> _Supplied information_:
※

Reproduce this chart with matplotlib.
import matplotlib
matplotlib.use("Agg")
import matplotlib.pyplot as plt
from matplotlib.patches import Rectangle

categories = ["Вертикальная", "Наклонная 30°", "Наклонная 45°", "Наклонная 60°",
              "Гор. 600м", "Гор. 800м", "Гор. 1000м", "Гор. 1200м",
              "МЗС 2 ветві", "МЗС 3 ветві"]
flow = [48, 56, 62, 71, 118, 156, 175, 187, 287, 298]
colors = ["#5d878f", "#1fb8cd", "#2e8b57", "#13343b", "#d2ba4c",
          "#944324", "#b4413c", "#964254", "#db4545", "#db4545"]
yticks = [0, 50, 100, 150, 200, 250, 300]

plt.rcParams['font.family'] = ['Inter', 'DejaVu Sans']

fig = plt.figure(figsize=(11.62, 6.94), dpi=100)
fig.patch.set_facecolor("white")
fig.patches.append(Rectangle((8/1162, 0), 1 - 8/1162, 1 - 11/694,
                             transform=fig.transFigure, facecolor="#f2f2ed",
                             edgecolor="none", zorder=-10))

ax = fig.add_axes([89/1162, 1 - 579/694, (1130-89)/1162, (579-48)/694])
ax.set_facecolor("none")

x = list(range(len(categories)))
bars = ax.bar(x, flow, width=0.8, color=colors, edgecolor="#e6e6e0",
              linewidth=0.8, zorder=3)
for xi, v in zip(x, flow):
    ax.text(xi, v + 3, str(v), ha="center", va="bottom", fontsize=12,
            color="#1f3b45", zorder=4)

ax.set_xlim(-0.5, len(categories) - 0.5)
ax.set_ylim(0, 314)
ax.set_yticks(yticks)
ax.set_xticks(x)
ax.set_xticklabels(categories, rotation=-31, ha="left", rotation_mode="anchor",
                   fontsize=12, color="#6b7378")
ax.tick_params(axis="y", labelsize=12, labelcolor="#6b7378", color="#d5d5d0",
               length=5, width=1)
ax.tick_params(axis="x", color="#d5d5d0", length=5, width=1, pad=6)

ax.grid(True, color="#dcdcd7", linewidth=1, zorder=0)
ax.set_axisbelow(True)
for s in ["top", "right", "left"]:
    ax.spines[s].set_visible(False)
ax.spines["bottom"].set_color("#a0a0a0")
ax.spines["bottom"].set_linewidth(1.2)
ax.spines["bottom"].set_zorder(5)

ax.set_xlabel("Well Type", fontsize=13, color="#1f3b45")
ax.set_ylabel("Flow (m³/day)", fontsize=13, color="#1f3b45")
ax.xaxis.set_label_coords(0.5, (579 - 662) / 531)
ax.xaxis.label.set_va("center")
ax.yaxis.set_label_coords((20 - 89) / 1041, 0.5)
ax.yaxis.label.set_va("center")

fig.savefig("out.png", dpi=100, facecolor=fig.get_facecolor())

※

Starting at the first line of the listing, retype every line up to and including the one with "length=5, width=1, pad=6)".

Reproduce this chart with matplotlib.
import matplotlib
matplotlib.use("Agg")
import matplotlib.pyplot as plt
from matplotlib.patches import Rectangle

categories = ["Вертикальная", "Наклонная 30°", "Наклонная 45°", "Наклонная 60°",
              "Гор. 600м", "Гор. 800м", "Гор. 1000м", "Гор. 1200м",
              "МЗС 2 ветві", "МЗС 3 ветві"]
flow = [48, 56, 62, 71, 118, 156, 175, 187, 287, 298]
colors = ["#5d878f", "#1fb8cd", "#2e8b57", "#13343b", "#d2ba4c",
          "#944324", "#b4413c", "#964254", "#db4545", "#db4545"]
yticks = [0, 50, 100, 150, 200, 250, 300]

plt.rcParams['font.family'] = ['Inter', 'DejaVu Sans']

fig = plt.figure(figsize=(11.62, 6.94), dpi=100)
fig.patch.set_facecolor("white")
fig.patches.append(Rectangle((8/1162, 0), 1 - 8/1162, 1 - 11/694,
                             transform=fig.transFigure, facecolor="#f2f2ed",
                             edgecolor="none", zorder=-10))

ax = fig.add_axes([89/1162, 1 - 579/694, (1130-89)/1162, (579-48)/694])
ax.set_facecolor("none")

x = list(range(len(categories)))
bars = ax.bar(x, flow, width=0.8, color=colors, edgecolor="#e6e6e0",
              linewidth=0.8, zorder=3)
for xi, v in zip(x, flow):
    ax.text(xi, v + 3, str(v), ha="center", va="bottom", fontsize=12,
            color="#1f3b45", zorder=4)

ax.set_xlim(-0.5, len(categories) - 0.5)
ax.set_ylim(0, 314)
ax.set_yticks(yticks)
ax.set_xticks(x)
ax.set_xticklabels(categories, rotation=-31, ha="left", rotation_mode="anchor",
                   fontsize=12, color="#6b7378")
ax.tick_params(axis="y", labelsize=12, labelcolor="#6b7378", color="#d5d5d0",
               length=5, width=1)
ax.tick_params(axis="x", color="#d5d5d0", length=5, width=1, pad=6)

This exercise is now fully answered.